As a UUID is a 128 bits number I'm really curious to see what coding would convert it into a 60 char string. Looks like either extremely poor encoding, or some other, unrealted problem to me.
What's your RDBMS? MS SQL has a dedicated type for UUIDs, and others can simply store the bytes. Is there some reason you'd want to store these as VARCHARs?
@user565869 storing them as bytes are terrible for any kind of manual inspection

C
Community

Section 3 of RFC4122 provides the formal definition of UUID string representations. It's 36 characters (32 hex digits + 4 dashes).

Sounds like you need to figure out where the invalid 60-char IDs are coming from and decide 1) if you want to accept them, and 2) what the max length of those IDs might be based on whatever API is used to generate them.


R
RiggsFolly

This is the perfect kind of field to define as CHAR 36, by the way, not VARCHAR 36, since each value will have the exact same length. And you'll use less storage space, since you don't need to store the data length for each value, just the value.

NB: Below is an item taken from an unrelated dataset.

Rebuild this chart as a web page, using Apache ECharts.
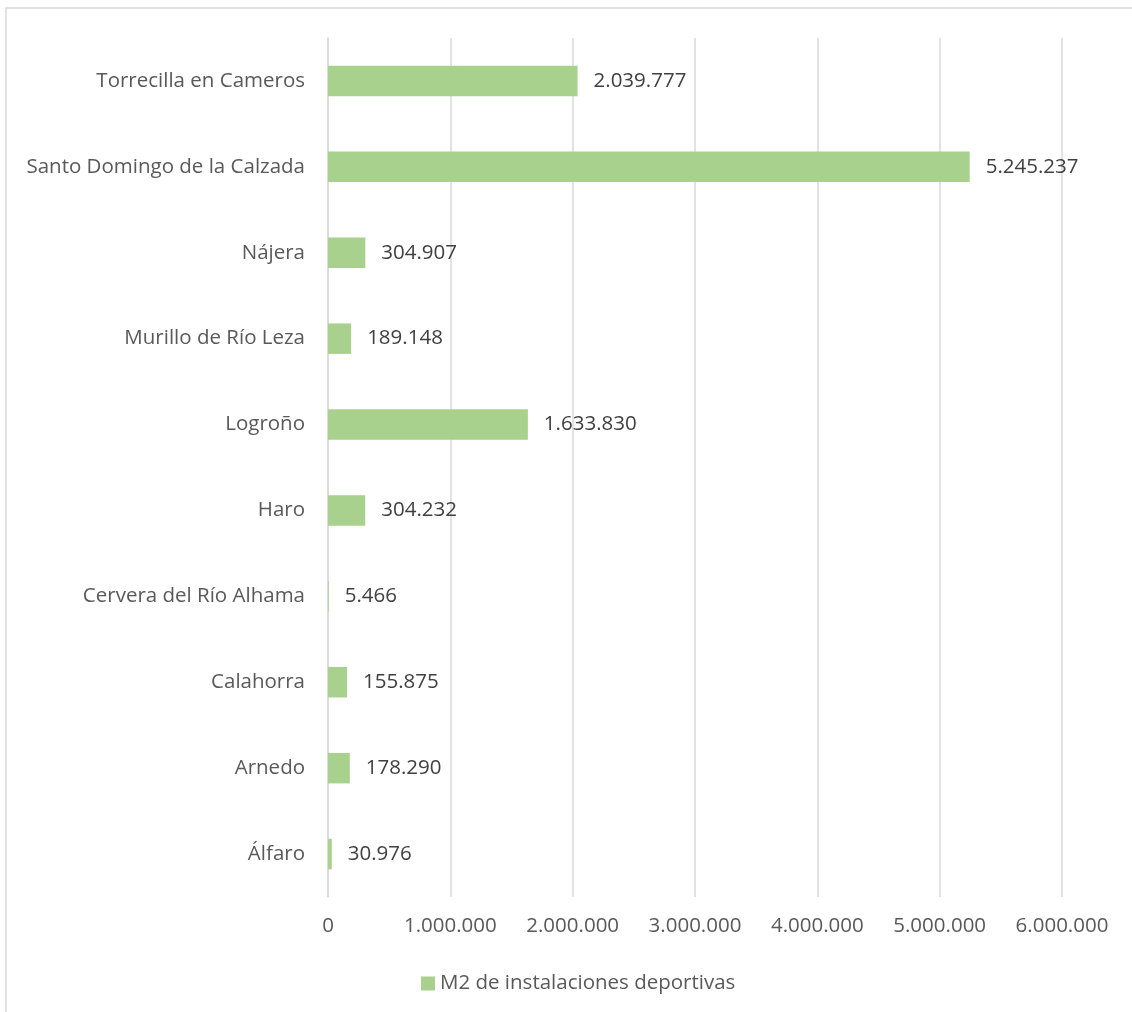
<!DOCTYPE html>
<html>
<head>
<meta charset="utf-8">
<script src="https://cdn.jsdelivr.net/npm/echarts@6/dist/echarts.min.js"></script>
<style>
  html, body { margin: 0; padding: 0; background: #fff; }
  #chart { width: 1132px; height: 1012px; }
</style>
</head>
<body>
<div id="chart"></div>
<script>
  // municipios, de abajo hacia arriba (como en el eje)
  let municipios = ['Álfaro', 'Arnedo', 'Calahorra', 'Cervera del Río Alhama', 'Haro',
    'Logroño', 'Murillo de Río Leza', 'Nájera', 'Santo Domingo de la Calzada', 'Torrecilla en Cameros'];
  let m2Instalaciones = [30976, 178290, 155875, 5466, 304232, 1633830, 189148, 304907, 5245237, 2039777];
  let serieNombre = 'M2 de instalaciones deportivas';
  let ejeMin = 0, ejeMax = 6000000, ejePaso = 1000000;

  // 1234567 -> 1.234.567
  let fmt = function (v) {
    return String(Math.round(v)).replace(/\B(?=(\d{3})+(?!\d))/g, '.');
  };

  let chart = echarts.init(document.getElementById('chart'));
  let fuente = '"Open Sans", sans-serif';
  let tam = 20.5;
  chart.setOption({
    backgroundColor: '#fff',
    animation: false,
    textStyle: { fontFamily: fuente },
    graphic: [{
      type: 'rect',
      shape: { x: 6, y: 8, width: 1200, height: 1100 },
      style: { fill: 'none', stroke: '#d9d9d9', lineWidth: 1.5 },
      silent: true
    }],
    grid: { left: 328, right: 70, top: 38, bottom: 115, containLabel: false },
    legend: {
      left: 416,
      top: 968,
      icon: 'rect',
      itemWidth: 14,
      itemHeight: 14,
      itemGap: 6,
      textStyle: { color: '#595959', fontSize: tam, fontFamily: fuente },
      data: [serieNombre]
    },
    xAxis: {
      type: 'value',
      min: ejeMin,
      max: ejeMax,
      interval: ejePaso,
      axisLine: { show: false },
      axisTick: { show: false },
      splitLine: { lineStyle: { color: '#d9d9d9', width: 1.5 } },
      axisLabel: { color: '#595959', fontSize: tam, margin: 19, formatter: fmt }
    },
    yAxis: {
      type: 'category',
      data: municipios,
      axisLine: { show: true, lineStyle: { color: '#d9d9d9', width: 1.5 } },
      axisTick: { show: false },
      axisLabel: { color: '#595959', fontSize: tam, margin: 23 }
    },
    series: [{
      name: serieNombre,
      type: 'bar',
      data: m2Instalaciones,
      barWidth: '35.5%',
      itemStyle: { color: '#a9d18e' },
      label: {
        show: true,
        position: 'right',
        distance: 16,
        color: '#404040',
        fontSize: tam,
        fontFamily: fuente,
        formatter: function (p) { return fmt(p.value); }
      }
    }]
  });
</script>
</body>
</html>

CHAR may use more space than VARCHAR if your character set on the column is multi-byte (see bottom part on stackoverflow.com/a/59686/1691446)
Pretty sure UUIDv4 is only using the latin-1 charset of UTF-8, in which case this wont be affected. Definitely check if you are using a different charset though.
UUID in string format can only use this set of characters (regex): [0-9A-Fa-f-], which is 23 distinct octets in ASCII.
RFC 4122 says UUIDs are 16 octets or 128 bits. If you're using more than that much storage, you're inefficiently encoding them. No need to encode the dashes, for example. They add no information.
@Trenton there's a trade-off between storage efficiency and user friendliness. One could store UUIDs as BINARY(16) for maximum storage efficiency, but someone looking over the DB would not see the canonical representation, and a programming language may only have a means of creating a UUID object from the canonical/string representation, or not have a UUID object type at all; the UUID might be stored in string form in a file, making comparison with the binary form cumbersome, etc.
S
StephenS

Most databases have a native UUID type these days to make working with them easier. If yours doesn't, they're just 128-bit numbers, so you can use BINARY(16), and if you need the text format frequently, e.g. for troubleshooting, then add a calculated column to generate it automatically from the binary column. There is no good reason to store the (much larger) text form.